Toyota Mirai
A Toyota worker assembles one of the first production ready Toyota Mirai hydrogen fuel cell cars on Tuesday at the company’s Motomachi plant in Toyota City, Japan. Toyota

Toyota Motor Co. on Tuesday officially kicked off production and sale of the Mirai, the company’s hydrogen-powered four-door midsized sedan. Though its initial production targets are low, Toyota is cautiously emerging as the auto industry's biggest proponent of hydrogen-powered cars. But skeptics, including Telsa Motors CEO Elon Musk, say hydrogen has no future as a fuel source for consumer vehicles like the Mirai.

“Like the [Lexus] LFA of lore, the Mirai is hand built,” said Bertel Schmitt at the Daily Kanban blog, who attended the ceremony honoring the vehicle’s kick-off at Toyota’s Motomachi plant in Toyota City, Japan. “No assembly line, no robots. Just 13 workers assemble the Mirai, and only three cars are made each day.”

Described by plant assistant manager Mitsuyuki Suenaga as a “very inefficient process,” the production of the Mirai will move at a snail’s pace as workers learn how to assemble a hydrogen-fuel-cell car platform. Toyota says it aims to increase production of the car gradually in this training workshop from 700 vehicles this year to 4,000 by 2017.

Last month, Prime Minister Shinzo Abe was one of the first to receive a Mirai as he made bold proclamation about ushering in the “hydrogen era.” Japan is pushing the technology by reducing regulations, building fuel cell filing stations and offering subsidies of as much as $25,500 for the $61,000 vehicle. The car will go on sale in California sometime this year for $57,500, excluding the state’s fuel-cell incentive of $13,000.

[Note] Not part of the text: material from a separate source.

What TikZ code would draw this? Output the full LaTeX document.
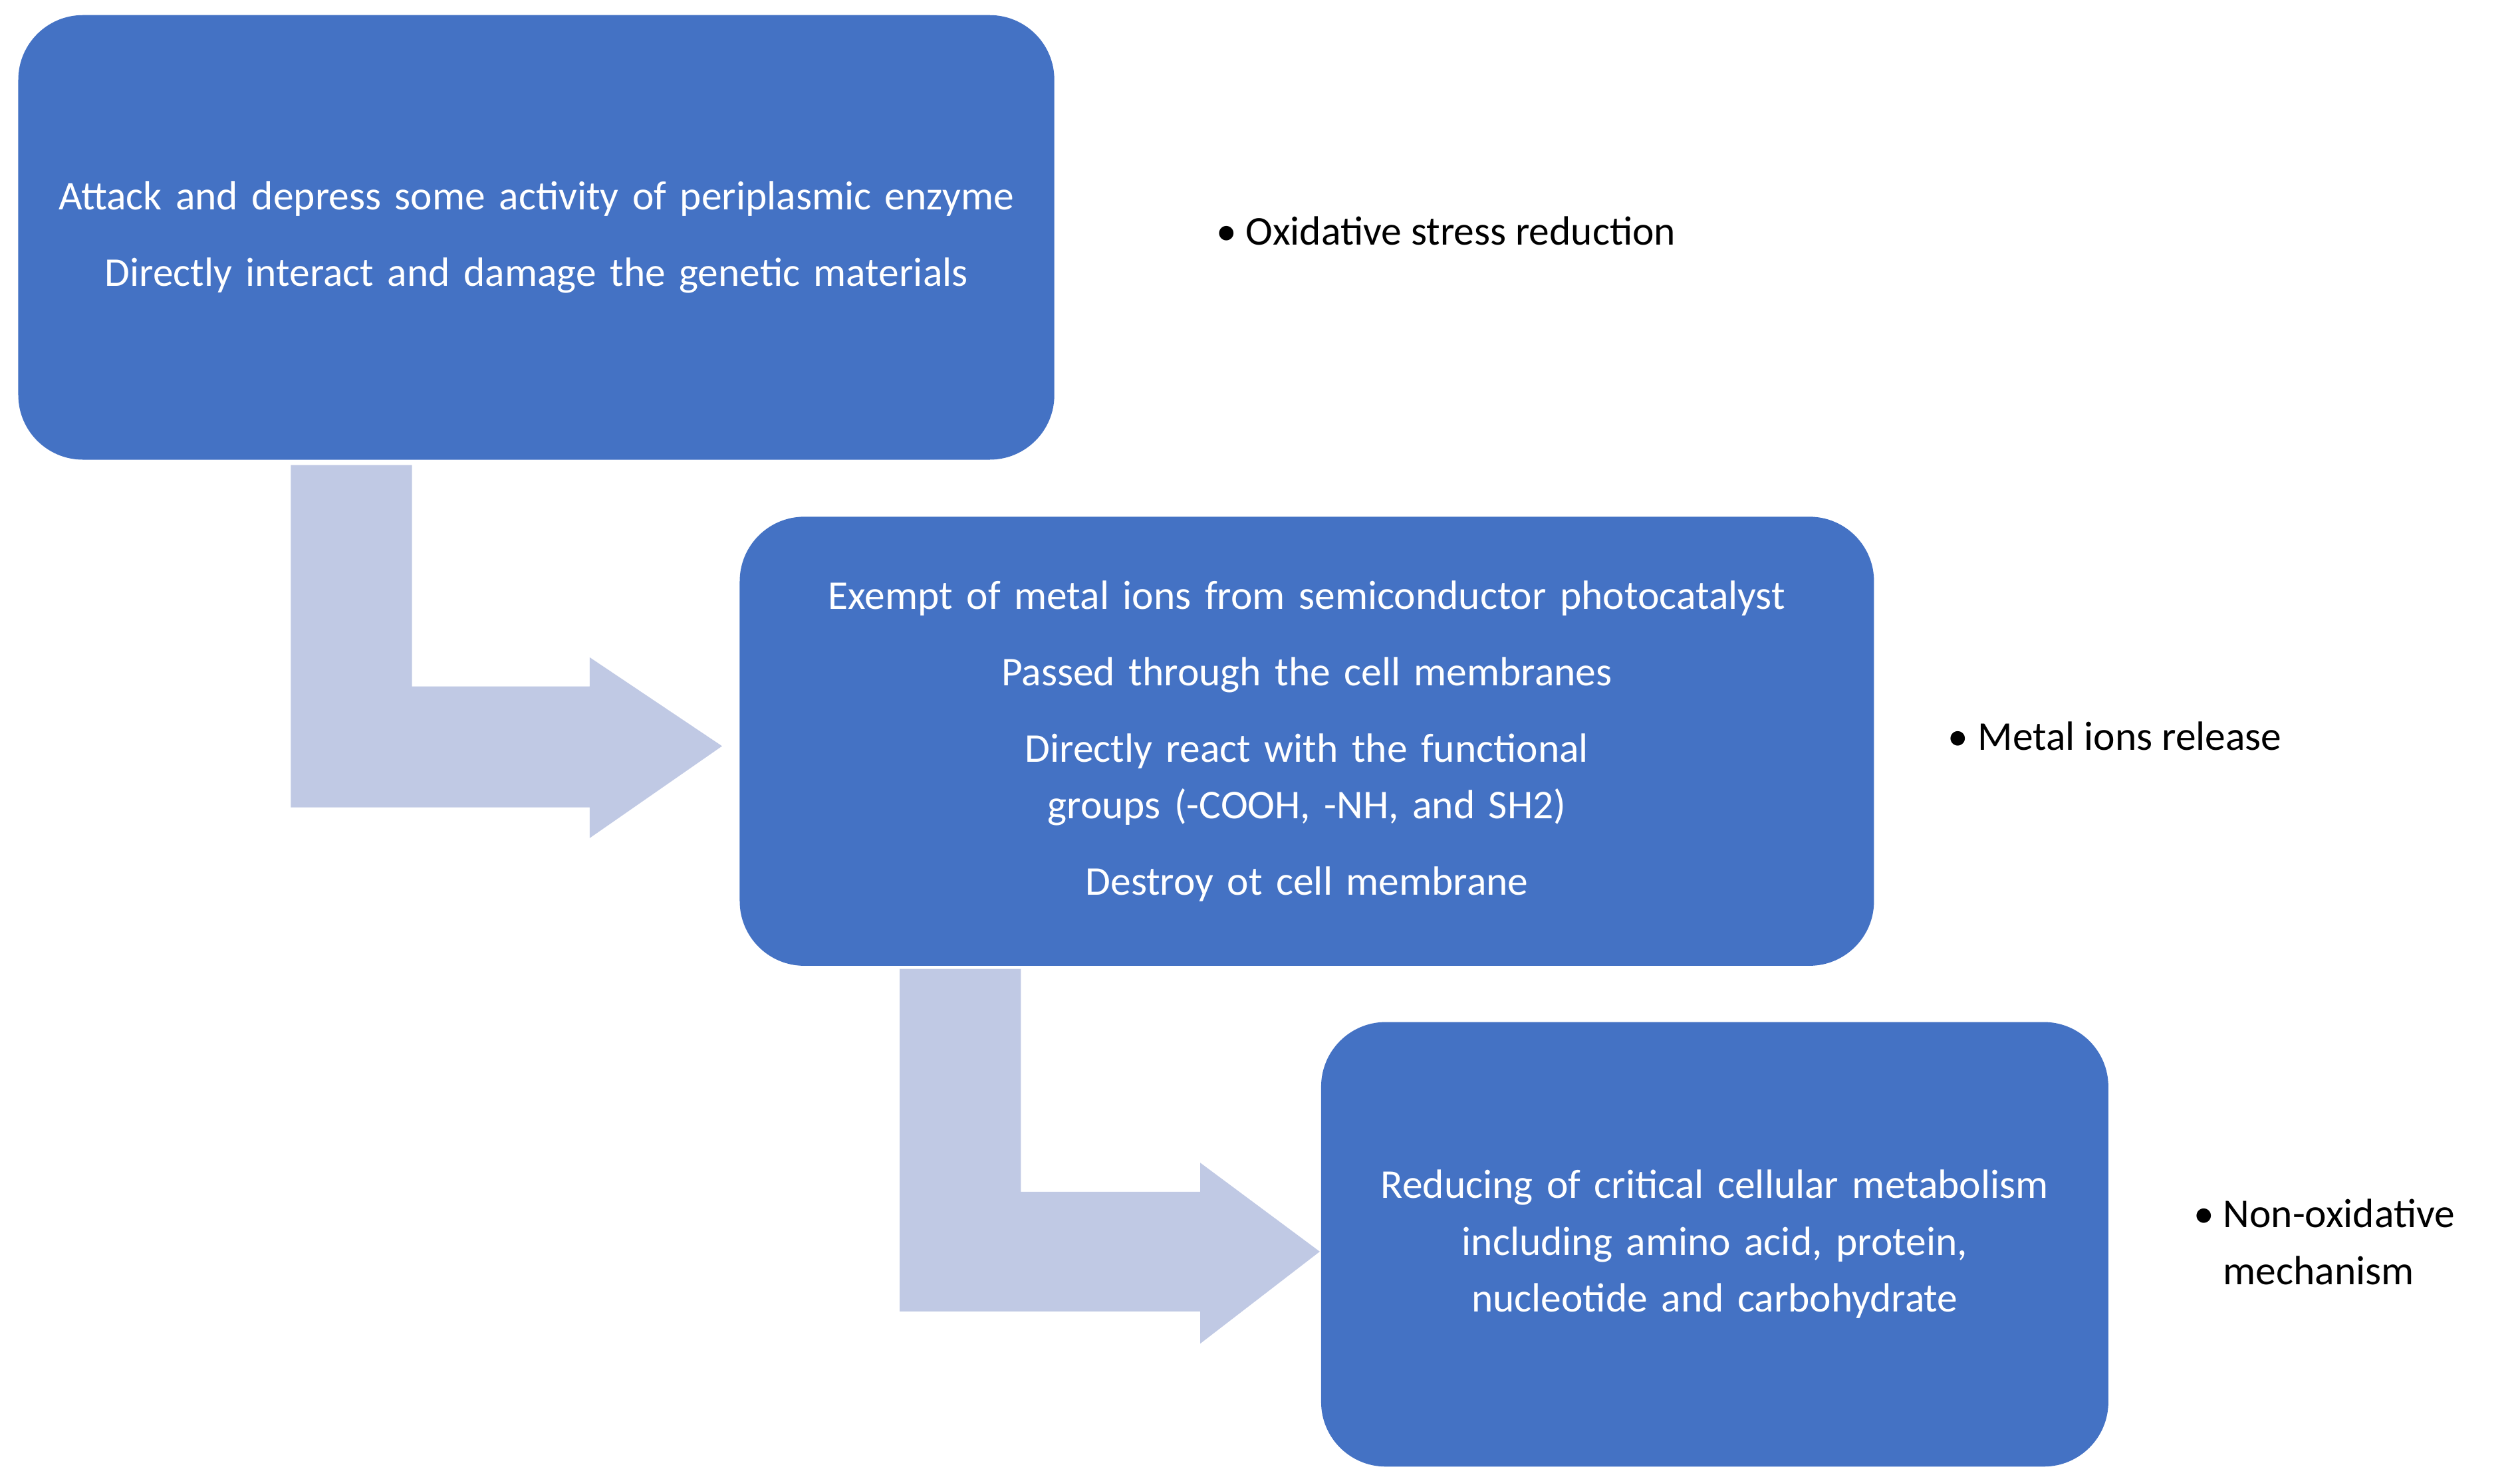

Hydrogen fuel cells have been around for more than a century. They’re used in the International Space Station because they offer a reliable source of electrical power whose byproducts are simply electricity, heat and water, all things you could really use in space.

But hydrogen skeptics point out nobody has really yet figured out how to produce hydrogen from renewable resources on a commercial scale. Testing in labs have yielded viable hopes of a future zero-emission source for hydrogen, but for now the element is currently harvested using natural gas and coal, though a process of electrolysis that harvests hydrogen from water. The hydrogen is then mixed with oxygen in a fuel cell stack to produce electricity that powers a car’s electric drivetrain.

Electricity on the other hand is already being produced in some parts of the world where natural resources – namely a mix of geothermal, hydro-electric, wind, solar and nuclear – allow local grids to be powered partially or fully without fossil fuels.

One of the most vocal skeptics of hydrogen is Tesla Motors CEO Elon Musk. He’s made numerous (and sometimes colorful) comments in the past about the technology.

Speaking at the at the Automotive News World Congress in Detroit last month, Musk explained in detail why he thinks hydrogen has no future in cars:

“Electrolysis is extremely inefficient as an energy process . . . if you, say, took a solar panel and use the energy from that to just charge a battery pack directly, compared to try to split water, take the hydrogen, dump the oxygen, compress the hydrogen to an extremely high pressure (or liquefy it) and then put it in a car and run a fuel-cell, it is about half the efficiency, it’s terrible. Why would you do that? It makes no sense.”

Carter Driscoll, Tesla senior analyst of investment bank MLV & Co., said in a telephone interview after Tesla’s quarterly report earlier this month that it’s no surprise the man who wants to electrify the automotive industry would be a vocal critic of hydrogen.

“You would expect Musk to make these comments about hydrogen, considering he’s selling an electric car,” he said. “His mindset has always been getting away from fossil fuels. He sees putting charging infrastructure in your garage and putting an electric storage unit in your basement. He wants to change the way energy is collected and stored in this country.”